We can make a lot of other important UI improvements at the same time, if we want. For example, the page could be done in a responsive format which does stuff like ditch the button art when the window is too narrow.

We could also build a shiny-fancy interface on top of some other frameworks. I'm not saying we need to have some kind of 3d rendered dice models for the dice, but I feel like we could do a lot here. Check out the newly-updated introduction to Google's UI material design spec, for example. The material design webcomponents are MIT licensed, so we could use them as a starting point for UI work.

On the other hand, nostalgia is a powerful mover.

irilyth commented 9 years ago

I'm not sure exactly what you're asking here. Can you maybe outline a couple of more specific alternatives, and solicit opinions about which alternatives folks prefer? (Or invite other alternatives?)
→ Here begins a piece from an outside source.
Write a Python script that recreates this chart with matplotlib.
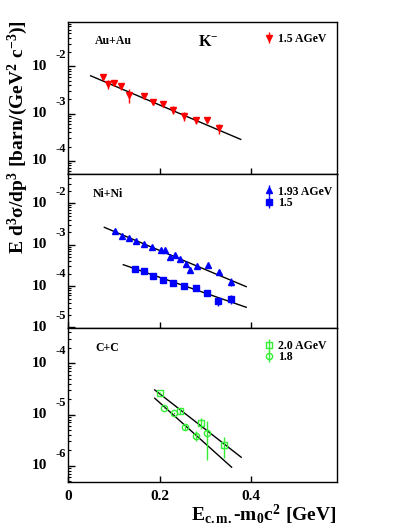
import matplotlib
matplotlib.use("Agg")
import matplotlib.pyplot as plt
import numpy as np

plt.rcParams['font.family'] = ['Liberation Serif', 'DejaVu Serif']
plt.rcParams['font.weight'] = 'bold'
plt.rcParams['mathtext.fontset'] = 'custom'
plt.rcParams['mathtext.rm'] = 'Liberation Serif:bold'
plt.rcParams['mathtext.it'] = 'Liberation Serif:bold'
plt.rcParams['mathtext.bf'] = 'Liberation Serif:bold'
plt.rcParams['mathtext.default'] = 'rm'

### Au+Au 1.5 AGeV
au_x = [0.075, 0.086, 0.100, 0.116, 0.132, 0.166, 0.186, 0.208, 0.230, 0.254, 0.279, 0.304, 0.330]
au_y = [5.85e-3, 4.16e-3, 4.37e-3, 3.88e-3, 2.47e-3, 2.31e-3, 1.75e-3, 1.59e-3,
        1.20e-3, 8.85e-4, 7.18e-4, 7.18e-4, 4.85e-4]
au_err = [0.4e-3, 0.9e-3, 0.3e-3, 0.66e-3, 0.82e-3, 0.15e-3, 0.15e-3, 0.1e-3,
          0.23e-3, 2.0e-4, 1.1e-4, 0.5e-4, 1.1e-4]
au_fit_x = [0.049, 0.378]
au_fit_y = [6.32e-3, 2.84e-4]

### Ni+Ni 1.93 AGeV
ni193_x = [0.103, 0.118, 0.1325, 0.149, 0.166, 0.184, 0.203, 0.213, 0.224, 0.235,
           0.245, 0.258, 0.267, 0.2815, 0.306, 0.331, 0.356]
ni193_y = [2.14e-3, 1.65e-3, 1.43e-3, 1.21e-3, 1.04e-3, 8.65e-4, 7.32e-4, 7.45e-4, 4.96e-4, 5.55e-4,
           4.44e-4, 3.48e-4, 2.45e-4, 3.11e-4, 3.18e-4, 2.16e-4, 1.26e-4]
ni193_err = [0.1e-3, 0.08e-3, 0.07e-3, 0.06e-3, 0.05e-3, 0.4e-4, 0.4e-4, 0.4e-4, 0.3e-4, 0.3e-4,
             0.3e-4, 0.3e-4, 0.4e-4, 0.2e-4, 0.2e-4, 0.35e-4, 0.28e-4]
ni193_fit_x = [0.079, 0.390]
ni193_fit_y = [2.63e-3, 9.7e-5]

### Ni+Ni 1.5 AGeV
ni15_x = [0.1456, 0.165, 0.185, 0.207, 0.230, 0.254, 0.279, 0.3035, 0.329, 0.356]
ni15_y = [2.63e-4, 2.35e-4, 1.78e-4, 1.43e-4, 1.22e-4, 9.9e-5, 8.85e-5, 6.93e-5, 4.34e-5, 4.96e-5]
ni15_err = [1.3e-5, 1.2e-5, 0.9e-5, 0.8e-5, 0.7e-5, 0.6e-5, 0.5e-5, 0.5e-5, 1.0e-5, 1.3e-5]
ni15_fit_x = [0.1206, 0.390]
ni15_fit_y = [3.29e-4, 3.08e-5]

### C+C 2.0 AGeV
cc20_x = [0.200, 0.245, 0.2917, 0.342]
cc20_y = [2.61e-5, 1.18e-5, 6.92e-6, 2.54e-6]
cc20_err = [1.0e-6, 1.5e-6, 1.6e-6, 1.1e-6]
cc20_fit_x = [0.1895, 0.379]
cc20_fit_y = [3.02e-5, 1.47e-6]

### C+C 1.8 AGeV
cc18_x = [0.2105, 0.2325, 0.255, 0.279, 0.3035]
cc18_y = [1.37e-5, 1.07e-5, 5.75e-6, 3.88e-6, 4.32e-6]
cc18_err = [0.5e-6, 0.5e-6, 0.8e-6, 0.9e-6, 3.0e-6]
cc18_fit_x = [0.1895, 0.358]
cc18_fit_y = [2.08e-5, 9.4e-7]

x_ticks = [0, 0.2, 0.4]
x_ticklabels = ["0", "0.2", "0.4"]

fig = plt.figure(figsize=(4.09, 5.29), dpi=100)
left, width = 0.167, 0.658
ax1 = fig.add_axes([left, 0.6711, width, 0.2873])
ax2 = fig.add_axes([left, 0.3794, width, 0.2917])
ax3 = fig.add_axes([left, 0.0894, width, 0.2900])

ylims = [(10**-4.28, 10**-1.06), (10**-5.02, 10**-1.29), (10**-6.31, 10**-3.318)]
yticks = [[-2, -3, -4], [-2, -3, -4, -5], [-4, -5, -6]]

for ax, lim, exps in zip([ax1, ax2, ax3], ylims, yticks):
    ax.set_yscale('log')
    ax.set_xlim(0, 0.59)
    ax.set_ylim(*lim)
    ax.set_xticks(x_ticks)
    ax.set_xticklabels([])
    ax.set_yticks([10.0**e for e in exps])
    ax.set_yticklabels([])
    ax.tick_params(axis='y', which='major', direction='in', length=5, width=1, left=True, right=False)
    ax.tick_params(axis='y', which='minor', direction='in', length=2.5, width=0.8, left=True, right=False)
    ax.tick_params(axis='x', which='major', direction='in', length=4, width=1, top=False)
    ax.tick_params(axis='x', which='minor', bottom=False)
    for s in ax.spines.values():
        s.set_linewidth(1.0)
    # tick labels in ROOT style: "10" with raised exponent
    for e in exps:
        ax.annotate("10", xy=(0, 10.0**e), xycoords=ax.get_yaxis_transform(),
                    xytext=(-15.5, 0), textcoords='offset points', ha='right', va='center',
                    fontsize=11, fontweight='bold')
        ax.annotate(str(e), xy=(0, 10.0**e), xycoords=ax.get_yaxis_transform(),
                    xytext=(-9.5, 8.5), textcoords='offset points', ha='left', va='center',
                    fontsize=9, fontweight='bold')

ax3.set_xticklabels(x_ticklabels, fontsize=11, fontweight='bold')
ax3.tick_params(axis='x', pad=6)

red = '#ff0000'
blue = '#0000ff'
green = '#33ee33'

# Au+Au
ax1.plot(au_fit_x, au_fit_y, color='black', lw=1.0)
ax1.errorbar(au_x, au_y, yerr=au_err, fmt='v', color=red, ms=4.5, elinewidth=1.0,
             capsize=0, label='1.5 AGeV')
ax1.text(0.099, 0.877, 'Au+Au', transform=ax1.transAxes, fontsize=8.5, va='center', ha='left')
ax1.text(0.52, 0.868, r'$\mathrm{K^{-}}$', transform=ax1.transAxes, fontsize=11.5, va='center', ha='center')

# Ni+Ni
ax2.plot(ni193_fit_x, ni193_fit_y, color='black', lw=1.0)
ax2.plot(ni15_fit_x, ni15_fit_y, color='black', lw=1.0)
ax2.errorbar(ni193_x, ni193_y, yerr=ni193_err, fmt='^', color=blue, ms=4.3, elinewidth=1.0,
             capsize=0, label='1.93 AGeV')
ax2.errorbar(ni15_x, ni15_y, yerr=ni15_err, fmt='s', color=blue, ms=4.0, elinewidth=1.0,
             capsize=0, label='1.5')
ax2.text(0.091, 0.870, 'Ni+Ni', transform=ax2.transAxes, fontsize=8.5, va='center', ha='left')

# C+C
ax3.plot(cc20_fit_x, cc20_fit_y, color='black', lw=1.0)
ax3.plot(cc18_fit_x, cc18_fit_y, color='black', lw=1.0)
ax3.errorbar(cc20_x, cc20_y, yerr=cc20_err, fmt='s', color=green, mfc='none', mec=green,
             ms=4.5, mew=1.0, elinewidth=1.0, capsize=0, label='2.0 AGeV')
ax3.errorbar(cc18_x, cc18_y, yerr=cc18_err, fmt='o', color=green, mfc='none', mec=green,
             ms=4.5, mew=1.0, elinewidth=1.0, capsize=0, label='1.8')
ax3.text(0.099, 0.874, 'C+C', transform=ax3.transAxes, fontsize=8.5, va='center', ha='left')

for ax, top in zip([ax1, ax2, ax3], [0.93, 0.925, 0.925]):
    ax.legend(loc='upper left', bbox_to_anchor=(0.73, top), frameon=False,
              handlelength=0.8, handletextpad=0.3, labelspacing=-0.05,
              borderpad=0, borderaxespad=0, prop={'size': 8.5, 'weight': 'bold'})

fig.text(18 / 409, 0.741, r'$\mathrm{E\ d^{3}\sigma/dp^{3}\ [barn/(GeV^{2}\ c^{-3})]}$',
         rotation=90, ha='center', va='center', fontsize=14)
fig.text(0.822, 0.027, r'$\mathrm{E_{c.m.}\text{-}m_{0}c^{2}\ [GeV]}$',
         ha='right', va='center', fontsize=14)

fig.savefig('out.png', dpi=100)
ericeslinger commented 9 years ago

There's two tiers of changes I'm thinking about. The simpler tier would be to take the existing UI and convert it from the table-based layout to one that is built on a responsive div framework. For example, if you are in the game.html page now on a narrow screen, the layout just goes off the page and you have to scroll around.

If I modified the underlying layout structure to either user flexbox layouts (which are very new and I don't know a ton about them yet but I relish learning new stuff) or a tried-and-true css grid framework like bootstrap or neat, it wouldn't be that difficult to handle small screens responsively. In this example, the buttons on the game UI could only render when the screen is wide enough to show them, and the active dice could lay out in (for example) a 2x2 grid instead of four in a row.

I think that's all I'd like to propose at this time. Even this change feels like a longer-term area of work; it would be a lot easier to make this transition smoothly if the front-end were angularized, so it'd have to wait either way.

ericeslinger commented 9 years ago

The truly long-term work would be to do a significant re-design of how information is conveyed by color and shape.

There are some interface notions that make sense to veteran players because Things Have Always Been That Way, but are probably worth looking at if we want to recruit and retain new players. As an off-the-top-of-my-head issue: the "dice" in the game are represented as white circles with a numeral in them. That's not at all what dice look like, and a user has to coordinate a lot of information to really understand what's going on there- this is a shadow poison ten sided die showing four. The ps10 above the die makes sense to the veteran, but even veterans can use more contextual cues to the die layout.

This kind of stuff would start with mockups and soliciting feedback before any real coding got done.

ericeslinger commented 9 years ago

But the bigger issue is, even after all the other bugs and features are covered, is any kind of interface change really wanted? There's something retro about the current layout that I really like. It's minimal and effective. So I'm not sure.

irilyth commented 9 years ago

Ok, that all makes sense. I agree thait this would be fun to talk about more as a long-term thing, and that there are some interesting tradeoffs between things that appeal to people who are new to the game, experienced players are new to the site, and players who are familiar both with the site and the game.

ericeslinger commented 9 years ago

I think working on the angular stuff made me think about all this as I was converting the jQuery-generated html elements into regular html templates, but that quickly grew in scope to Biting Off More Than I Can Chew, and definitely not a priority at all, relative to the other work.

ManvilleFog commented 9 years ago

I'd like to see the changes you have in mind. My only concern, not being familiar with angular js, is that no one who can currently play the game loses the ability to do so with the new UI. They shouldn't have to make any changes to the systems they currently use in order to continue playing Button Men.